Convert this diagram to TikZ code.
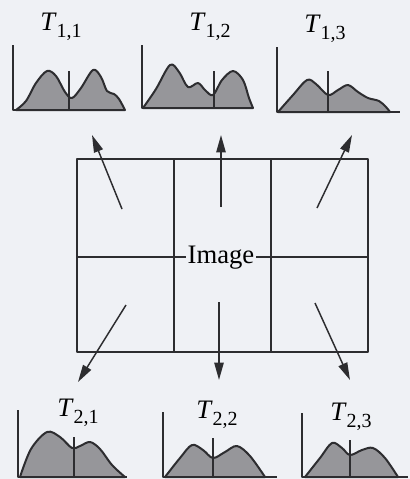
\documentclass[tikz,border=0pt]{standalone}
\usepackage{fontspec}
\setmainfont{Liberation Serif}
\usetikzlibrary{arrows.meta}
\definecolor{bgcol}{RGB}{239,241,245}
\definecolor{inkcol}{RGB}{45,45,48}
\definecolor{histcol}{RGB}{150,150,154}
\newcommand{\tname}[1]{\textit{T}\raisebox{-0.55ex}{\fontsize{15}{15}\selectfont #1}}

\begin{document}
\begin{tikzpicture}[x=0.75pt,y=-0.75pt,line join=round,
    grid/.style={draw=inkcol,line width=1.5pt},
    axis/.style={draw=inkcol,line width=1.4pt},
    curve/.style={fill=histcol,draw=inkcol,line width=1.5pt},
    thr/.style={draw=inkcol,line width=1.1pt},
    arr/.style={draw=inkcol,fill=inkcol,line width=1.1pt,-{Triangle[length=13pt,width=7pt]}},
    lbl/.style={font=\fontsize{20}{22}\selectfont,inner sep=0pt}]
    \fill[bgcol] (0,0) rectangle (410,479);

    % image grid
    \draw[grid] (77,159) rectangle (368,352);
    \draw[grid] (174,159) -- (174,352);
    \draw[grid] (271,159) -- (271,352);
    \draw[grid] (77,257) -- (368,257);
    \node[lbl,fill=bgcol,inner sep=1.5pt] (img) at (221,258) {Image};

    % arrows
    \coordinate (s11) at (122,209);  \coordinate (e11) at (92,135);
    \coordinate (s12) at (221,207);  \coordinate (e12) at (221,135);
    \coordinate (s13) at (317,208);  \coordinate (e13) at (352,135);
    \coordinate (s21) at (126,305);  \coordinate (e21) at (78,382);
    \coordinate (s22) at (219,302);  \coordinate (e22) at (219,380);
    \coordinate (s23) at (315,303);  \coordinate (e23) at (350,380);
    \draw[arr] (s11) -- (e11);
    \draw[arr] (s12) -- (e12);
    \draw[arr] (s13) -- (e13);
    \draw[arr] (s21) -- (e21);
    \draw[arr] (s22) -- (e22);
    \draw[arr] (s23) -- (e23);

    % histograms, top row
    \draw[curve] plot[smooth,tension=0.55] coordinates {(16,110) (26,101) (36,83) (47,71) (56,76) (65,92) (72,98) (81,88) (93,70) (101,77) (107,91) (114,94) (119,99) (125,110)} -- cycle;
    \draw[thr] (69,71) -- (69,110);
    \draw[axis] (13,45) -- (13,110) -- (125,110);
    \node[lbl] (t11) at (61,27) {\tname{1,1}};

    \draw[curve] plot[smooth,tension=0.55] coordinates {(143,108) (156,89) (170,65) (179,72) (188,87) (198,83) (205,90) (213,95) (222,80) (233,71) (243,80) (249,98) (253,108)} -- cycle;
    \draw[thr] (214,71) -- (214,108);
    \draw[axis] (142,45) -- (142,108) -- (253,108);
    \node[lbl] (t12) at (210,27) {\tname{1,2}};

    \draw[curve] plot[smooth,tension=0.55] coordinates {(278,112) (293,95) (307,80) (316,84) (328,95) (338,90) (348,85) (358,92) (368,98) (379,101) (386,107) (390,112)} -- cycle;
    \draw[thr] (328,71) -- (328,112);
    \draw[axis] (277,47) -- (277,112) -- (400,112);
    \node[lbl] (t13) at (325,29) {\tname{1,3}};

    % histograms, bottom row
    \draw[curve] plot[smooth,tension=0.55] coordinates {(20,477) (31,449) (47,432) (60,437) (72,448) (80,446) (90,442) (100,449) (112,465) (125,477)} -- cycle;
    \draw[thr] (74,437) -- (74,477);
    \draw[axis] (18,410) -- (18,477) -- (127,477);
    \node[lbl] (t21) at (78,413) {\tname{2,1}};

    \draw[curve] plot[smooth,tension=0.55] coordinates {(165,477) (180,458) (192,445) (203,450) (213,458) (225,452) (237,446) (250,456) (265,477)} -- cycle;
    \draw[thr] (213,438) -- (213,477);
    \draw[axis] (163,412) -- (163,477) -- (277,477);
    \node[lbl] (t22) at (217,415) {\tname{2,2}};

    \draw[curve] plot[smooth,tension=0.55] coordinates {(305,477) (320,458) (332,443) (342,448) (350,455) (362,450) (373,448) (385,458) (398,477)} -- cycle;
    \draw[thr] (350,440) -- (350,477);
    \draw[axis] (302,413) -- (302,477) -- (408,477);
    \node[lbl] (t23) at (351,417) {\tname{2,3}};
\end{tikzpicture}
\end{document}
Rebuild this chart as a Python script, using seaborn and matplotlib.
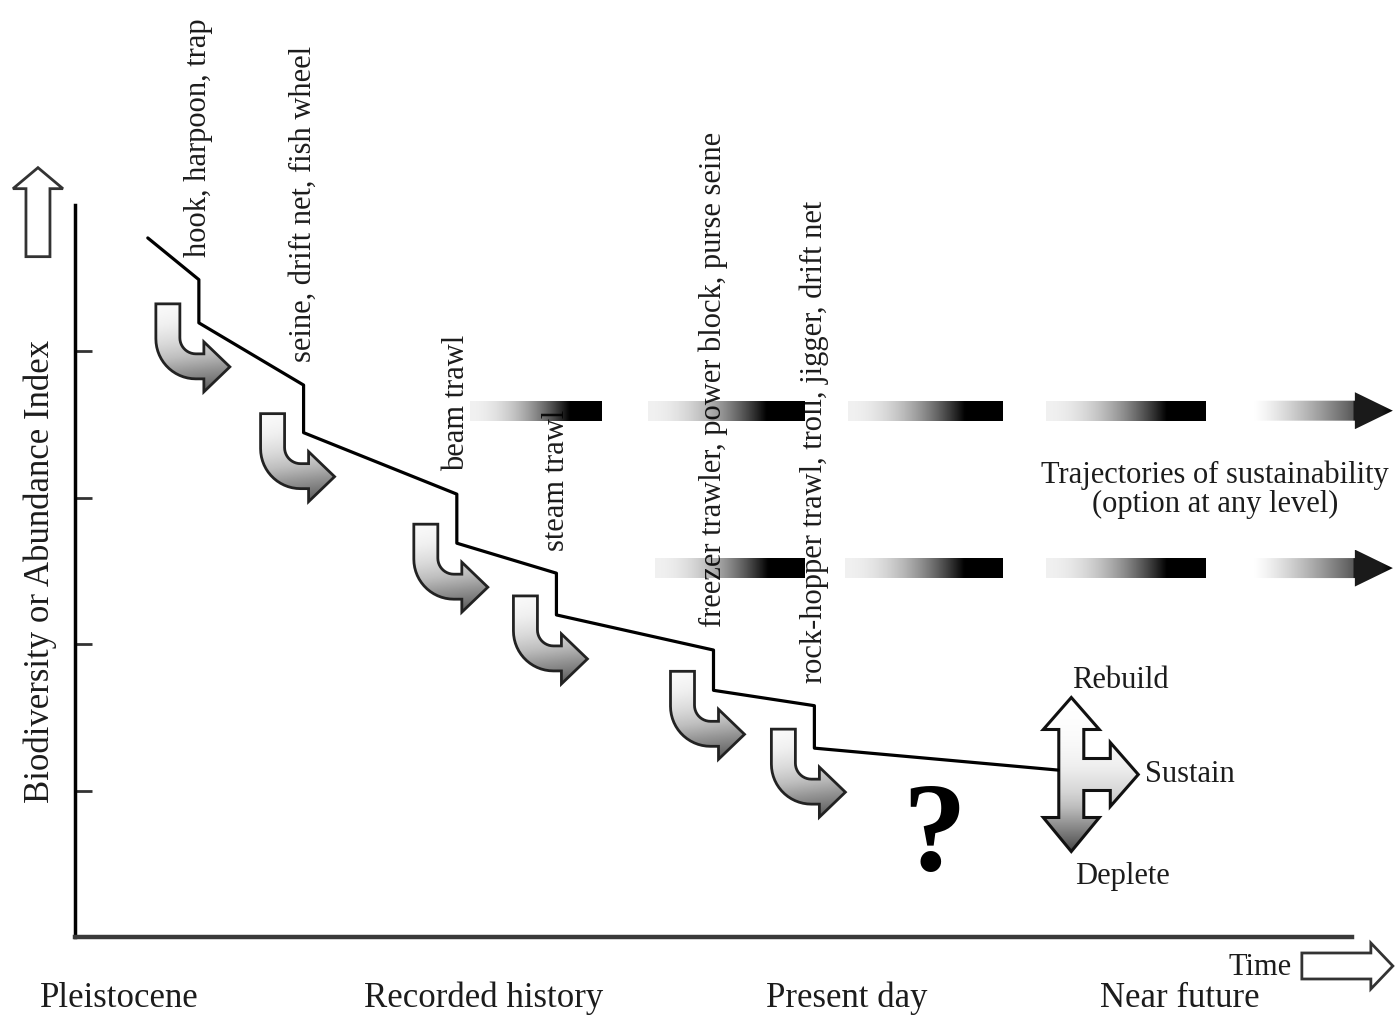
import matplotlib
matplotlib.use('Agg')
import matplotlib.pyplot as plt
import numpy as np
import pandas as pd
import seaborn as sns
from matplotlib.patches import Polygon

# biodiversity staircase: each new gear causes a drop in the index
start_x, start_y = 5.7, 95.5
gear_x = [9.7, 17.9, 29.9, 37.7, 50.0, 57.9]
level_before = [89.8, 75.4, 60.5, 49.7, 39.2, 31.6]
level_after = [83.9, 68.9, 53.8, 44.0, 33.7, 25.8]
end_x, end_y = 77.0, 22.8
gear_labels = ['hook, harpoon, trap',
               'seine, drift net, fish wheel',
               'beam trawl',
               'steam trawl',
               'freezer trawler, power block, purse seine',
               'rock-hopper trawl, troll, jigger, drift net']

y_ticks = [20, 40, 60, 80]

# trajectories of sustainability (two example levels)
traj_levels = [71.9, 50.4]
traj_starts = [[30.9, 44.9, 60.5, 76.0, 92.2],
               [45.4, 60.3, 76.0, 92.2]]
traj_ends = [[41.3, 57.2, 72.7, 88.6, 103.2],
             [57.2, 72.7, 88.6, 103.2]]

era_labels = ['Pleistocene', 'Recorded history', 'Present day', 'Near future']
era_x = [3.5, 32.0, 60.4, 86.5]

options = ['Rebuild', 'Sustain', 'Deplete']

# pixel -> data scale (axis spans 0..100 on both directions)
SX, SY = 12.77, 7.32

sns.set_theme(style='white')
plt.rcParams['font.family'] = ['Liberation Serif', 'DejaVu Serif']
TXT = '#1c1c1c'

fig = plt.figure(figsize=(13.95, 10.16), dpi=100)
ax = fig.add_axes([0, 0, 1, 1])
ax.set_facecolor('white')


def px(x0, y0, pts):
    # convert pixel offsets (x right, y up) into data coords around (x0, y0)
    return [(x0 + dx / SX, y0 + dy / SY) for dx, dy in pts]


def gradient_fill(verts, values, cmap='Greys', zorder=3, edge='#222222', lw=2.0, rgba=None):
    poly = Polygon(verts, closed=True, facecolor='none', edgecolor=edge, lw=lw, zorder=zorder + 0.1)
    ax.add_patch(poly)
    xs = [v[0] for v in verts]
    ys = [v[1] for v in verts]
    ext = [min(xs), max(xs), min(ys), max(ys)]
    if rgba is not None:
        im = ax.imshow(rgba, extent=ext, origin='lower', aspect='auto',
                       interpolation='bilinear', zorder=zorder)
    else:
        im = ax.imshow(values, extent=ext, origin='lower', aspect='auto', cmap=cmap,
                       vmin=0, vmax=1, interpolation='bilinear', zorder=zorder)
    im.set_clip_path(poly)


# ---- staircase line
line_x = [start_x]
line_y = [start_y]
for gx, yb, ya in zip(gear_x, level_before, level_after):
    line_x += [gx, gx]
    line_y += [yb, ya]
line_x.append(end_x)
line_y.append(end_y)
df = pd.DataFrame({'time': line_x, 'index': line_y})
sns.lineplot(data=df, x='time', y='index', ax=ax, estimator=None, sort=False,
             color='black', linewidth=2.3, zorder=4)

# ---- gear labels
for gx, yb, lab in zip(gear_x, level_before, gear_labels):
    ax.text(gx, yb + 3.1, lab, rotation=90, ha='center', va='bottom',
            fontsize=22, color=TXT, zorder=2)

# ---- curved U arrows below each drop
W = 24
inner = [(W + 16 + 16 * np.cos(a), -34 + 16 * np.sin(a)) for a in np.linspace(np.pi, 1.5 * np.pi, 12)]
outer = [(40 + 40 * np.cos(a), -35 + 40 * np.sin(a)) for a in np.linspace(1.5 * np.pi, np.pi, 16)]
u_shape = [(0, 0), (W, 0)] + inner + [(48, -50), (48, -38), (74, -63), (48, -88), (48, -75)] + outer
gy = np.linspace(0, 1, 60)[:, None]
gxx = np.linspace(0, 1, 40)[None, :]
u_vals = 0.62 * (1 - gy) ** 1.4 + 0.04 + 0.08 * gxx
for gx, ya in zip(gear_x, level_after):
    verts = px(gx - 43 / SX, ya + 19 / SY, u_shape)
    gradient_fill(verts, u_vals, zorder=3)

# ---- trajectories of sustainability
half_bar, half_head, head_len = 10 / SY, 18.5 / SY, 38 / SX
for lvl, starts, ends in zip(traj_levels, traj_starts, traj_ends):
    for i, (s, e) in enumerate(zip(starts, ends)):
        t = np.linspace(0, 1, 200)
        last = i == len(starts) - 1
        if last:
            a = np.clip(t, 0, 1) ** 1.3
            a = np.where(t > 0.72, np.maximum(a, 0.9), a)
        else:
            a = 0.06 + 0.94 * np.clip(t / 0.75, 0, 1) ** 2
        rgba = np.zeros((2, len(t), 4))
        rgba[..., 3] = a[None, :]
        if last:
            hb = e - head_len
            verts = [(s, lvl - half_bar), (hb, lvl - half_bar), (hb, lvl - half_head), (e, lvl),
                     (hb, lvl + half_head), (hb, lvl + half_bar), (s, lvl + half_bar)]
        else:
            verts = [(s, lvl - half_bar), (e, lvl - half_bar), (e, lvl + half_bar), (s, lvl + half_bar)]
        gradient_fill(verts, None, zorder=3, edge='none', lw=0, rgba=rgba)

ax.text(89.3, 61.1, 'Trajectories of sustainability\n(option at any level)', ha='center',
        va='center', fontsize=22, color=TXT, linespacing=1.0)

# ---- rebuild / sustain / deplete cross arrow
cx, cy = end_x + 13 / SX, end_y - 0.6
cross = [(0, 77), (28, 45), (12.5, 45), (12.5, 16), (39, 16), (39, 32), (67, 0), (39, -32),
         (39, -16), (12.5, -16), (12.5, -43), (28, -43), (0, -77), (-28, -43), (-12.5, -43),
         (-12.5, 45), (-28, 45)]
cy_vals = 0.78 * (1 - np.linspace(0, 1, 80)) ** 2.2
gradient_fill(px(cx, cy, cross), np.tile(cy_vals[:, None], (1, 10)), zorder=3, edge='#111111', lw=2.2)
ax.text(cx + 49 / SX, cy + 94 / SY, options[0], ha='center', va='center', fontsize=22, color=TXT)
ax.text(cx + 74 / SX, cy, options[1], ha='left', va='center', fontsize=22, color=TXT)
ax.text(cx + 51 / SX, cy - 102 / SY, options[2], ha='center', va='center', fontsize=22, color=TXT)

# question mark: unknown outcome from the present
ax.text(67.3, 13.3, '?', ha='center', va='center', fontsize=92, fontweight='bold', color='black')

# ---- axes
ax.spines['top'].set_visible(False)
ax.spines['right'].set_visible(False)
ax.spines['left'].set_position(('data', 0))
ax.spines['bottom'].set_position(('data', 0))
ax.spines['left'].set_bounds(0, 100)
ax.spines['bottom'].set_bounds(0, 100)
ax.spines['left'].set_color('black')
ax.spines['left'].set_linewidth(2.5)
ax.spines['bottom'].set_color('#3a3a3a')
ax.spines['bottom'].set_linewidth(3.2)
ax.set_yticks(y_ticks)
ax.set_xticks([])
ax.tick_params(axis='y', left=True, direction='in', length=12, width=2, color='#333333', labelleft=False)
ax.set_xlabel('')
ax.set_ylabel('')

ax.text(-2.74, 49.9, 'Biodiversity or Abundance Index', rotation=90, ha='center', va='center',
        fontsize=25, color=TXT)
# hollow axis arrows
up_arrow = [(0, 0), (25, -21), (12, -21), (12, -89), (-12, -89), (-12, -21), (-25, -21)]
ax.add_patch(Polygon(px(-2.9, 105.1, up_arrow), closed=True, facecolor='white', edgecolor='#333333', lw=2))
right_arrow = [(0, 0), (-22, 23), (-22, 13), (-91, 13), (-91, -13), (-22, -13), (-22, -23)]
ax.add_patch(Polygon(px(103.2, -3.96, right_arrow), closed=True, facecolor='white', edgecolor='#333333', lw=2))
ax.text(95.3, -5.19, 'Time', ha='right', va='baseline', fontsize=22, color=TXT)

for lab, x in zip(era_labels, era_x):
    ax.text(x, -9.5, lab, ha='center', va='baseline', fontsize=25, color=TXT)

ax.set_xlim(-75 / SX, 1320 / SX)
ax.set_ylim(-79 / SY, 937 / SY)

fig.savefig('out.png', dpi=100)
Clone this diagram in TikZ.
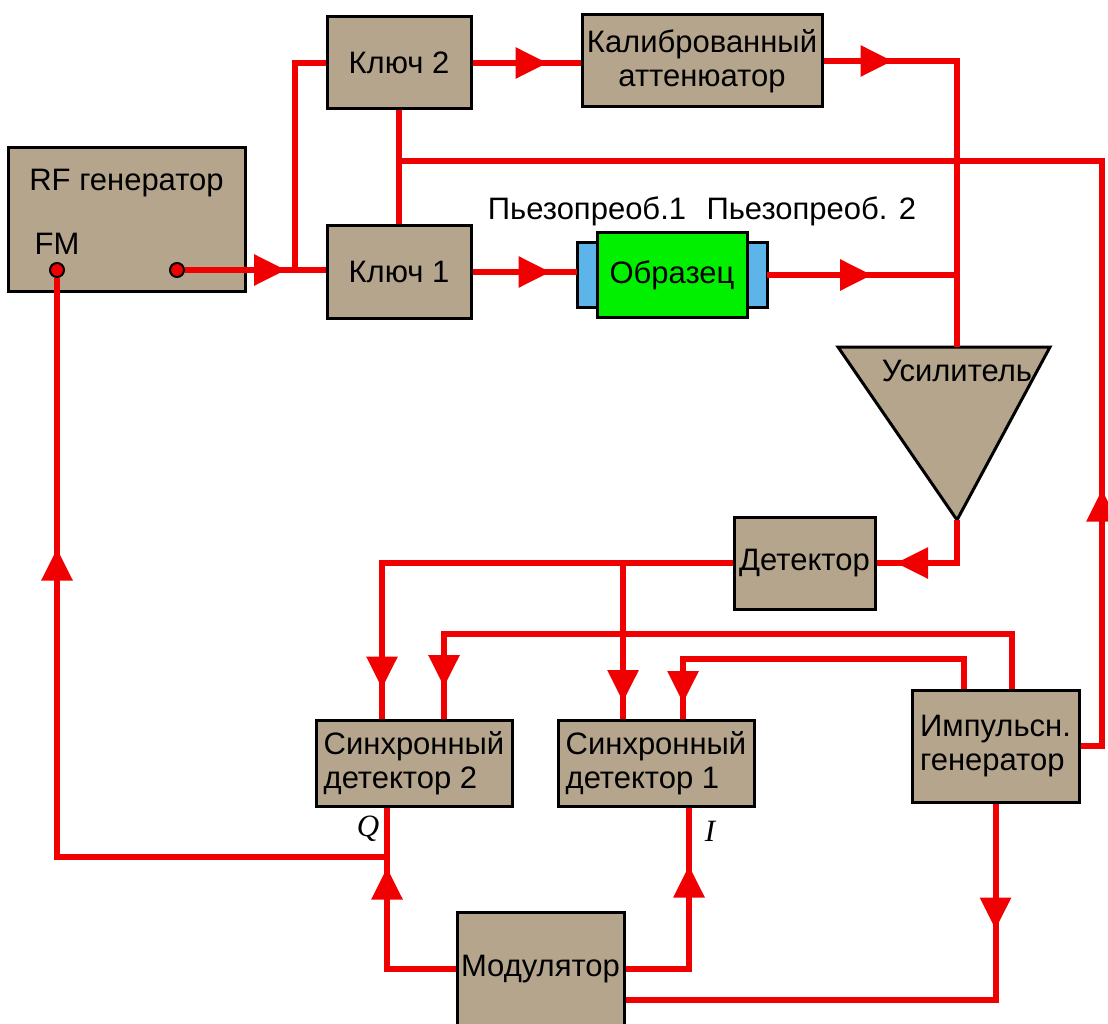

WHAT THE EXERCISE ASKS:
Skip every picture and return the lines above from the top through the one that contains "sep=1.5pt] (img) at".

SOLUTION:
Convert this diagram to TikZ code.
\documentclass[tikz,border=0pt]{standalone}
\usepackage{fontspec}
\setmainfont{Liberation Serif}
\usetikzlibrary{arrows.meta}
\definecolor{bgcol}{RGB}{239,241,245}
\definecolor{inkcol}{RGB}{45,45,48}
\definecolor{histcol}{RGB}{150,150,154}
\newcommand{\tname}[1]{\textit{T}\raisebox{-0.55ex}{\fontsize{15}{15}\selectfont #1}}

\begin{document}
\begin{tikzpicture}[x=0.75pt,y=-0.75pt,line join=round,
    grid/.style={draw=inkcol,line width=1.5pt},
    axis/.style={draw=inkcol,line width=1.4pt},
    curve/.style={fill=histcol,draw=inkcol,line width=1.5pt},
    thr/.style={draw=inkcol,line width=1.1pt},
    arr/.style={draw=inkcol,fill=inkcol,line width=1.1pt,-{Triangle[length=13pt,width=7pt]}},
    lbl/.style={font=\fontsize{20}{22}\selectfont,inner sep=0pt}]
    \fill[bgcol] (0,0) rectangle (410,479);

    % image grid
    \draw[grid] (77,159) rectangle (368,352);
    \draw[grid] (174,159) -- (174,352);
    \draw[grid] (271,159) -- (271,352);
    \draw[grid] (77,257) -- (368,257);
    \node[lbl,fill=bgcol,inner sep=1.5pt] (img) at (221,258) {Image};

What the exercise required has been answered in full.